Die Bundespolitiker tun es, die Medien haben es eingeführt, im allgemeinen Sprachgebrauch hat es sich noch nicht durchgesetzt: das Gendern. Ist es egal, ob die Neujahrsansprache an "liebe Mitbürger" oder an "liebe Bürgerinnen und Bürger" gerichtet wird?
Am Weltfrauentag stellt sich die Frage: Was geschieht mit der Hälfe der Menschheit, die bisher im Sprachgebrauch nicht vorkam? Nagt das am Selbstbewusstsein? Geht das so tief ins Unterbewusstsein, dass sich Frauen als Mensch zweiter Klasse einordnen? Oder handelt es sich beim Gendern um eine von oben verordnete Sprachveränderung, die der natürlichen Sprachentwicklung zuwiderläuft? Wir fragten zwei Frauen aus unterschiedlichen Generationen, was sie davon halten.

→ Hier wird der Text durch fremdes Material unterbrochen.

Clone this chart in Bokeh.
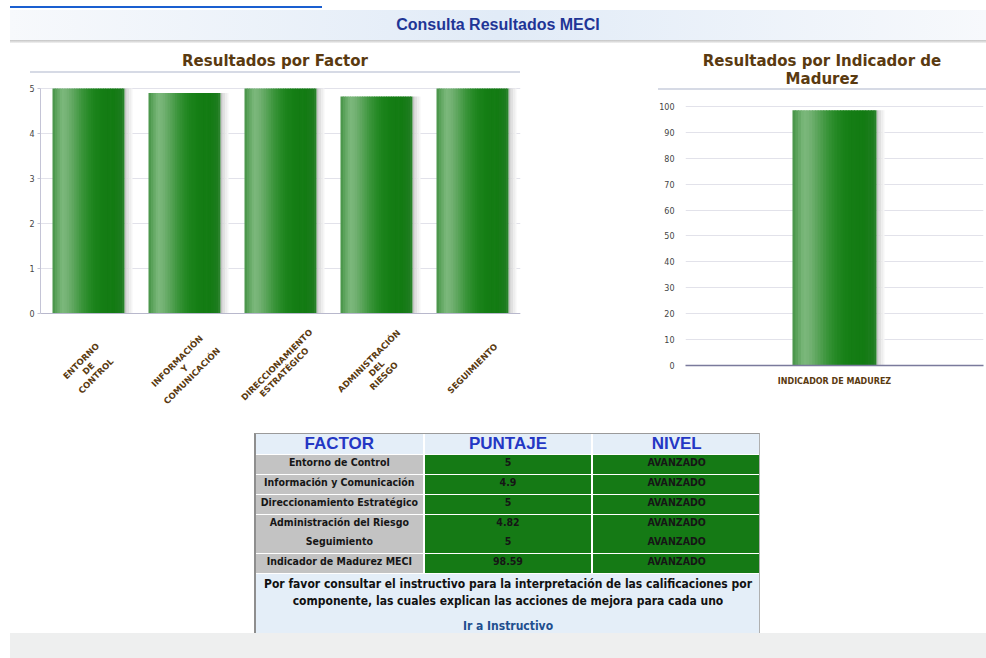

Annegret Neumann: Sprache wird künstlich aufgebläht
Annegret Neumann (68) aus Bad Königshofen empfindet das Gendern als künstliche Aufblähung der Sprache, die den Sprachfluss behindert. Sie sagt: "Um es gleich vorauszuschicken: Ich bin grundsätzlich für eine Gleichberechtigung der Geschlechter in jeglicher Hinsicht. Ob allerdings das Gendern bei der Gleichbehandlung der Geschlechter hilft, wage ich zu bezweifeln. Wenn von Mitbürgern die Rede ist, fühle ich mich auch als Frau angesprochen. Für mich ist eine Differenzierung in 'liebe Bürgerinnen und Bürger' unnötig, wenn beim schnellen Sprechen die Endung '-innen' ohnehin verschluckt wird. Wenn zum Beispiel von Bewohner*innen an der Ostküste Australiens die Rede ist, die durch Überschwemmungen bedroht sind, brauche ich keine Vergewaltigung der Sprache in 'Bewohner*innen', um zu wissen, dass damit alle Geschlechter - eben alle Bewohner dieser Region - gemeint sind. Ganz schlimm sind sprachliche Auswüchse, wie Mensch*innen. Für mich gibt es nur Menschen.
Ich brauche weder einen Valentinstag noch einen Muttertag, um als Frau wertgeschätzt zu werden, noch fühle mich als Mensch zweiter Klasse beziehungsweise nagt es an meinem Selbstbewusstsein, wenn mein Geschlecht nicht ausdrücklich in Schrift und Sprache hervorgehoben wird. Allerdings kann ich mir durchaus vorstellen, dass jemand, der eine Benachteiligung aufgrund seines Geschlechts erfahren hat, bezüglich des Genderns eine andere Meinung vertritt."
Laura Rottmann: Sprache verändert Bilder in Köpfen
Die Vertreterin der jüngeren Generation, Laura Rottmann (28) aus Wülfershausen, findet es grundsätzlich sinnvoll, offizielle Texte so zu formulieren, dass sich alle Menschen, an die sich der Text richtet, angesprochen fühlen. "Sprache kann dabei helfen, Bilder in den Köpfen zu verändern und so vielleicht auch zu mehr Gleichberechtigung beitragen. Ich habe mich bisher aber eher nicht durch 'ungegenderte' Sprache benachteiligt gefühlt - im Bereich der Gleichberechtigung gibt es Herausforderungen, die durch ein 'Innen' am Ende eines Wortes vermutlich nicht gelöst werden können."
Annegret Neumann stimmt dem zu und meint, durch solche Äußerlichkeiten wie verordnetes Gendern werde man Ungerechtigkeiten in der Behandlung der verschiedenen Geschlechter nicht unterbinden können. Viel wichtiger seien die innere Einstellung und die Wertschätzung im persönlichen Umgang miteinander. Laura Rottmann kann die Frage, ob "gendern" bei der Emanzipation hilft, nicht endgültig beantworten. "Ich denke aber, dass es nichts bringt, diese Entwicklung durch Gesetze oder Vorgaben - weder in die eine noch in die andere Richtung - zu beeinflussen. Ob eine Veränderung der Sprache stattfindet und wenn ja in welcher Form, wird sich zeigen - als Teil der natürlichen Sprachentwicklung."
Muss man unterscheiden zwischen Behörden, Medien und privaten Sprachgebrauch? Werden der Normalbürger und die Normalbürgerin letztendlich weiterhin so reden, wie ihnen der Schnabel gewachsen ist? "Glücklicherweise leben wir in einer freiheitlich demokratischen Gesellschaft, in der jeder seine Meinung äußern darf", meint Annegret Neumann.
Fragste zwei Frau*innen, haste zwei Meinungen, fragste mehrere Frau*innen, haste noch mehr Meinung!